## [Requirement]
From the first line of the listing below, retype each line up to and including the one with "pw, ph = W - L - R, H - T - B"; pictures stay out.

## [Dataset section]
+===+
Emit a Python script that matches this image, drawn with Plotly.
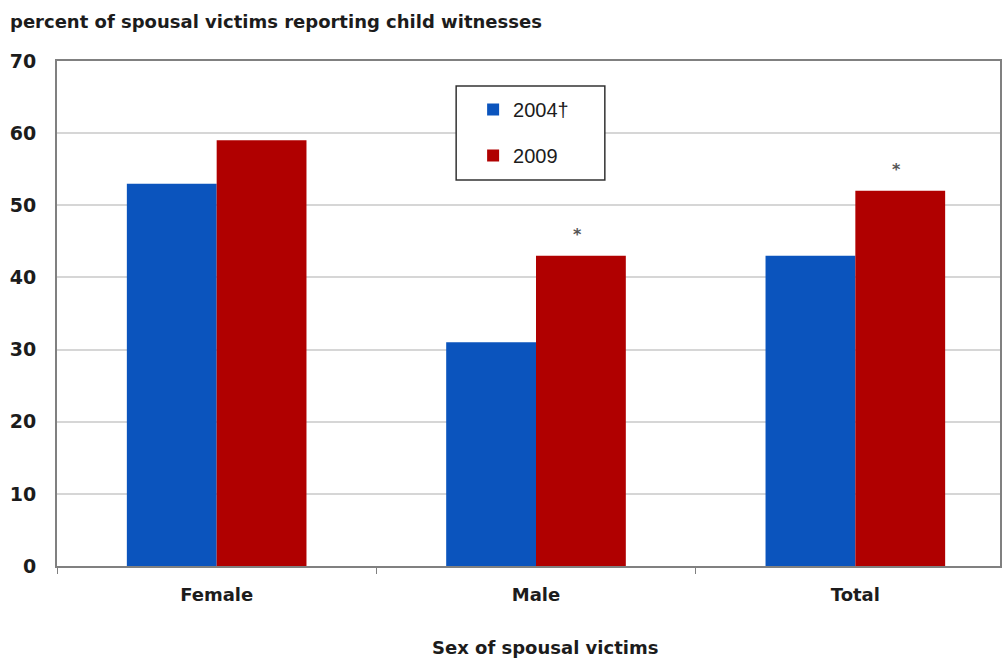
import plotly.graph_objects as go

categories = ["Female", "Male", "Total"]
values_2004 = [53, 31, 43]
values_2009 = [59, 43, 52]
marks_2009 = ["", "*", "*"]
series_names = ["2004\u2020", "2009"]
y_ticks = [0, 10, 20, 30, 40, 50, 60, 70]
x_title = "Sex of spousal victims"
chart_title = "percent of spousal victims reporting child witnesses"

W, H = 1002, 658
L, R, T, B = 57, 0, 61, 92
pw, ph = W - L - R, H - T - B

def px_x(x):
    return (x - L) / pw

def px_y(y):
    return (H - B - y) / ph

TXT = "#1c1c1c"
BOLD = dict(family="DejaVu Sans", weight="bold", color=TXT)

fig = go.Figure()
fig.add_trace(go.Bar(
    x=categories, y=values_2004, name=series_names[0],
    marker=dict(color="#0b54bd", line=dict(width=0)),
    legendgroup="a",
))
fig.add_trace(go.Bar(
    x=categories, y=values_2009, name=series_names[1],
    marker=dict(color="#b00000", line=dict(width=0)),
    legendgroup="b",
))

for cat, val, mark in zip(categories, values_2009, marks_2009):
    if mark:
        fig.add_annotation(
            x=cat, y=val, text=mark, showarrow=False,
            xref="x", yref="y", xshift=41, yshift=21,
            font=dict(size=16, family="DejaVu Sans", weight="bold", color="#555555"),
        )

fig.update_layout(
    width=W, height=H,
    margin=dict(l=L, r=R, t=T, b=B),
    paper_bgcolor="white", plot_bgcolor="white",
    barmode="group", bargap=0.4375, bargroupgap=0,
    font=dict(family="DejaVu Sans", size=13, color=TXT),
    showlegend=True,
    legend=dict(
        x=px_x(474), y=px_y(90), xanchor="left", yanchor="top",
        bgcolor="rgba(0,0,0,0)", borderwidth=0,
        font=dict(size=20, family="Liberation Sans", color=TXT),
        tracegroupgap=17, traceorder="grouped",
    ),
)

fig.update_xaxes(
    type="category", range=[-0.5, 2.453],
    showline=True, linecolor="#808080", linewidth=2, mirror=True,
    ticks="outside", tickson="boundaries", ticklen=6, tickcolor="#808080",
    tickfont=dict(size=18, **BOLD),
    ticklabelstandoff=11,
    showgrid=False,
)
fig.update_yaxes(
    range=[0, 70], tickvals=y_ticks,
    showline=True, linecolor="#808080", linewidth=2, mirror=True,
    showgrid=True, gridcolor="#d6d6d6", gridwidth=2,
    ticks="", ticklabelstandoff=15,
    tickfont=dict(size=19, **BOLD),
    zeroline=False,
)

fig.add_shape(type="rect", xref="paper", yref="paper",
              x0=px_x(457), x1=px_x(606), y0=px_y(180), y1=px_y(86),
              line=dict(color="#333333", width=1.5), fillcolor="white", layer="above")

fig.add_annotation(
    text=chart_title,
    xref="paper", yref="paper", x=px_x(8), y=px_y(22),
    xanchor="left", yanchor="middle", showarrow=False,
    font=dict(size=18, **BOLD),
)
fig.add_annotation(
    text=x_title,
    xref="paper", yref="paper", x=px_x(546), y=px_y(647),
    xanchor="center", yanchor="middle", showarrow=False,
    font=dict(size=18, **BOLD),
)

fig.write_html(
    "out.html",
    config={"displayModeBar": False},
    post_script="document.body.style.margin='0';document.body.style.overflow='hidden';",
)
+===+
## [Result]
Emit a Python script that matches this image, drawn with Plotly.
import plotly.graph_objects as go

categories = ["Female", "Male", "Total"]
values_2004 = [53, 31, 43]
values_2009 = [59, 43, 52]
marks_2009 = ["", "*", "*"]
series_names = ["2004\u2020", "2009"]
y_ticks = [0, 10, 20, 30, 40, 50, 60, 70]
x_title = "Sex of spousal victims"
chart_title = "percent of spousal victims reporting child witnesses"

W, H = 1002, 658
L, R, T, B = 57, 0, 61, 92
pw, ph = W - L - R, H - T - B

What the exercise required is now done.